33. Another line in the wall text for Genealogy of Nostalgia states: “Our thoughts of bygone days encourage us to reflect meaningfully on our lives, feel empathy for other people, and sustain hope for the future.”

34. The exhibition Can I Believe in a Fortunate Tomorrow? at Kotaro Nukaga showcases Hiromi Ozaki (better known as Sputniko!) tackling the networked systems she had hoped would break down hegemonies of control, but seem to have done the opposite. The works present a tranquil beauty productively at odds with the algorithmic goodness formulated. Drone in Search of a Four-Leaf Clover (2023) analyzes fields that she recorded around Japan looking for the symbol of good fortune. But, doesn’t its luck stem from the charm of discovering how effort accomplishes something? The flip side is the AI-simulated video of saiun, when clouds shimmer rainbow hues near the sun, a felicitous symbol in Asia; the exhibition gets its title from this series. No amount of effort, no on-demand order can produce saiun.

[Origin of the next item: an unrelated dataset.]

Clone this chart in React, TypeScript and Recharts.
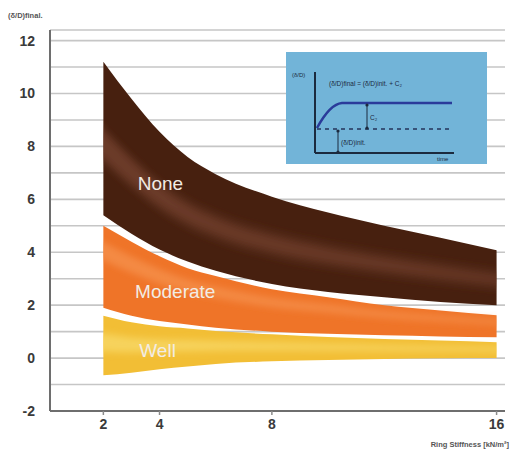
import React from 'react';
import { ComposedChart, Area, XAxis, YAxis, CartesianGrid, ReferenceDot } from 'recharts';

const stiffness = [2, 3, 4, 5, 6, 8, 10, 12, 14, 16];
const noneUpper = [11.2, 9.8, 8.55, 7.6, 6.95, 6.1, 5.5, 5.0, 4.55, 4.08];
const noneLower = [5.4, 4.7, 4.1, 3.65, 3.3, 2.8, 2.5, 2.3, 2.12, 2.0];
const moderateUpper = [5.0, 4.4, 3.85, 3.4, 3.1, 2.6, 2.3, 2.0, 1.8, 1.62];
const moderateLower = [1.9, 1.6, 1.4, 1.27, 1.15, 1.0, 0.92, 0.86, 0.82, 0.79];
const wellUpper = [1.6, 1.35, 1.2, 1.12, 1.02, 0.9, 0.8, 0.72, 0.66, 0.6];
const wellLower = [-0.65, -0.55, -0.42, -0.32, -0.22, -0.12, -0.07, -0.03, -0.01, 0];

const xTicks = [2, 4, 8, 16];
const yGridTicks = [-2, -1, 0, 1, 2, 3, 4, 5, 6, 7, 8, 9, 10, 11, 12];
const bandLabels = [
  { name: 'None', x: 4.03, y: 6.6 },
  { name: 'Moderate', x: 4.56, y: 2.53 },
  { name: 'Well', x: 3.93, y: 0.3 },
];

const data = stiffness.map((s, i) => ({
  s,
  none: [noneLower[i], noneUpper[i]],
  noneGlow: [
    noneLower[i] + 0.36 * (noneUpper[i] - noneLower[i]),
    noneLower[i] + 0.56 * (noneUpper[i] - noneLower[i]),
  ],
  moderate: [moderateLower[i], moderateUpper[i]],
  moderateGlow: [
    moderateLower[i] + 0.58 * (moderateUpper[i] - moderateLower[i]),
    moderateLower[i] + 0.8 * (moderateUpper[i] - moderateLower[i]),
  ],
  well: [wellLower[i], wellUpper[i]],
  wellGlow: [
    wellLower[i] + 0.4 * (wellUpper[i] - wellLower[i]),
    wellLower[i] + 0.7 * (wellUpper[i] - wellLower[i]),
  ],
}));

const FONT = '"Liberation Sans", Arial, sans-serif';

export default function App() {
  return (
    <div style={{ position: 'absolute', left: 0, top: 0, width: 515, height: 452, background: '#fff', fontFamily: FONT }}>
      <ComposedChart width={515} height={452} data={data} margin={{ top: 30, right: 10, bottom: 0, left: 0 }}>
        <defs>
          <filter id="glowBlur" x="0%" y="-60%" width="100%" height="220%">
            <feGaussianBlur stdDeviation="0 6" />
          </filter>
          <filter id="glowBlurSmall" x="0%" y="-60%" width="100%" height="220%">
            <feGaussianBlur stdDeviation="0 3.5" />
          </filter>
        </defs>
        <CartesianGrid horizontal vertical={false} stroke="#c6c6c6" strokeWidth={1.6} />
        <XAxis
          dataKey="s"
          type="number"
          domain={[0.1, 16.3]}
          ticks={xTicks}
          height={41}
          axisLine={{ stroke: '#6e6e6e', strokeWidth: 2 }}
          tickLine={{ stroke: '#8a8a8a', strokeWidth: 1.5 }}
          tickSize={4}
          tickMargin={4}
          tick={{ fill: '#3a3a3a', fontSize: 14, fontWeight: 'bold', fontFamily: FONT }}
          allowDataOverflow
        />
        <YAxis
          type="number"
          domain={[-2, 12.4]}
          ticks={yGridTicks}
          width={50}
          interval={0}
          axisLine={{ stroke: '#6e6e6e', strokeWidth: 2 }}
          tickLine={false}
          tickSize={0}
          tickMargin={15}
          tickFormatter={(v: number) => (v % 2 === 0 ? String(v) : '')}
          tick={{ fill: '#3a3a3a', fontSize: 14, fontWeight: 'bold', fontFamily: FONT }}
          allowDataOverflow
        />
        <Area type="monotone" dataKey="well" stroke="none" fill="#f2be35" fillOpacity={1} isAnimationActive={false} />
        <Area type="monotone" dataKey="wellGlow" stroke="none" fill="#f8d865" fillOpacity={0.8} filter="url(#glowBlurSmall)" isAnimationActive={false} />
        <Area type="monotone" dataKey="moderate" stroke="none" fill="#ef7428" fillOpacity={1} isAnimationActive={false} />
        <Area type="monotone" dataKey="moderateGlow" stroke="none" fill="#f5924c" fillOpacity={0.75} filter="url(#glowBlurSmall)" isAnimationActive={false} />
        <Area type="monotone" dataKey="none" stroke="none" fill="#47200f" fillOpacity={1} isAnimationActive={false} />
        <Area type="monotone" dataKey="noneGlow" stroke="none" fill="#7a4632" fillOpacity={0.7} filter="url(#glowBlur)" isAnimationActive={false} />
        {bandLabels.map((b) => (
          <ReferenceDot
            key={b.name}
            x={b.x}
            y={b.y}
            r={0}
            stroke="none"
            fill="none"
            label={{ value: b.name, position: 'center', fill: '#f2ece4', fontSize: 19, fontFamily: FONT }}
          />
        ))}
      </ComposedChart>
      <svg width={515} height={452} style={{ position: 'absolute', left: 0, top: 0, pointerEvents: 'none' }}>
        <text x={8} y={18} fontSize={7.5} fontWeight="bold" fill="#555" fontFamily={FONT}>(δ/D)final.</text>
        <text x={509} y={447} fontSize={7.5} fontWeight="bold" fill="#555" textAnchor="end" fontFamily={FONT}>Ring Stiffness [kN/m²]</text>
        <g>
          <rect x={286} y={52} width={201} height={112} fill="#72b4d8" />
          <line x1={315} y1={72} x2={315} y2={153} stroke="#1b2a3e" strokeWidth={2} />
          <line x1={315} y1={153} x2={454} y2={153} stroke="#1b2a3e" strokeWidth={2} />
          <line x1={317} y1={129} x2={451} y2={129} stroke="#24335a" strokeWidth={1.5} strokeDasharray="4 4" />
          <path d="M317,128 Q330,104 342,103 L452,103" fill="none" stroke="#2a3b9a" strokeWidth={2.5} />
          <line x1={367} y1={104} x2={367} y2={128} stroke="#1b2a3e" strokeWidth={1} />
          <circle cx={367} cy={105} r={1.6} fill="#1b2a3e" />
          <circle cx={367} cy={128} r={1.6} fill="#1b2a3e" />
          <line x1={338} y1={130} x2={338} y2={152} stroke="#1b2a3e" strokeWidth={1} />
          <circle cx={338} cy={131} r={1.6} fill="#1b2a3e" />
          <circle cx={338} cy={152} r={1.6} fill="#1b2a3e" />
          <text x={370} y={120} fontSize={6.5} fill="#1b2a3e" fontFamily={FONT}>C₂</text>
          <text x={341} y={145} fontSize={6.5} fill="#1b2a3e" fontFamily={FONT}>(δ/D)init.</text>
          <text x={292} y={77} fontSize={6} fill="#1b2a3e" fontFamily={FONT}>(δ/D)</text>
          <text x={329} y={86} fontSize={6.5} fill="#1b2a3e" fontFamily={FONT}>(δ/D)final = (δ/D)init. + C₂</text>
          <text x={437} y={161} fontSize={6} fill="#1b2a3e" fontFamily={FONT}>time</text>
        </g>
      </svg>
    </div>
  );
}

35. The ease that an entire industry suggests we seek across all facets of our lives might just undermine the very joy at stake. At the same time, effort isn’t all … sometimes unexpected radiant loveliness underscores the strange happenstance occurrence that is being here now.

It's not nostalgia to remember former aspirations and recognize the systems that failed those dreams. It’s not nostalgia to remember hope. It might be, if losing sight of hope’s creative drive.

36. Sometimes you have to face a mountain. Sometimes thirty-six views provide the complexity to relinquish capture, and recognize the field of possibility. Sometimes the folds of past-present-future are a map, but one that needn’t be squared with the flower in hand.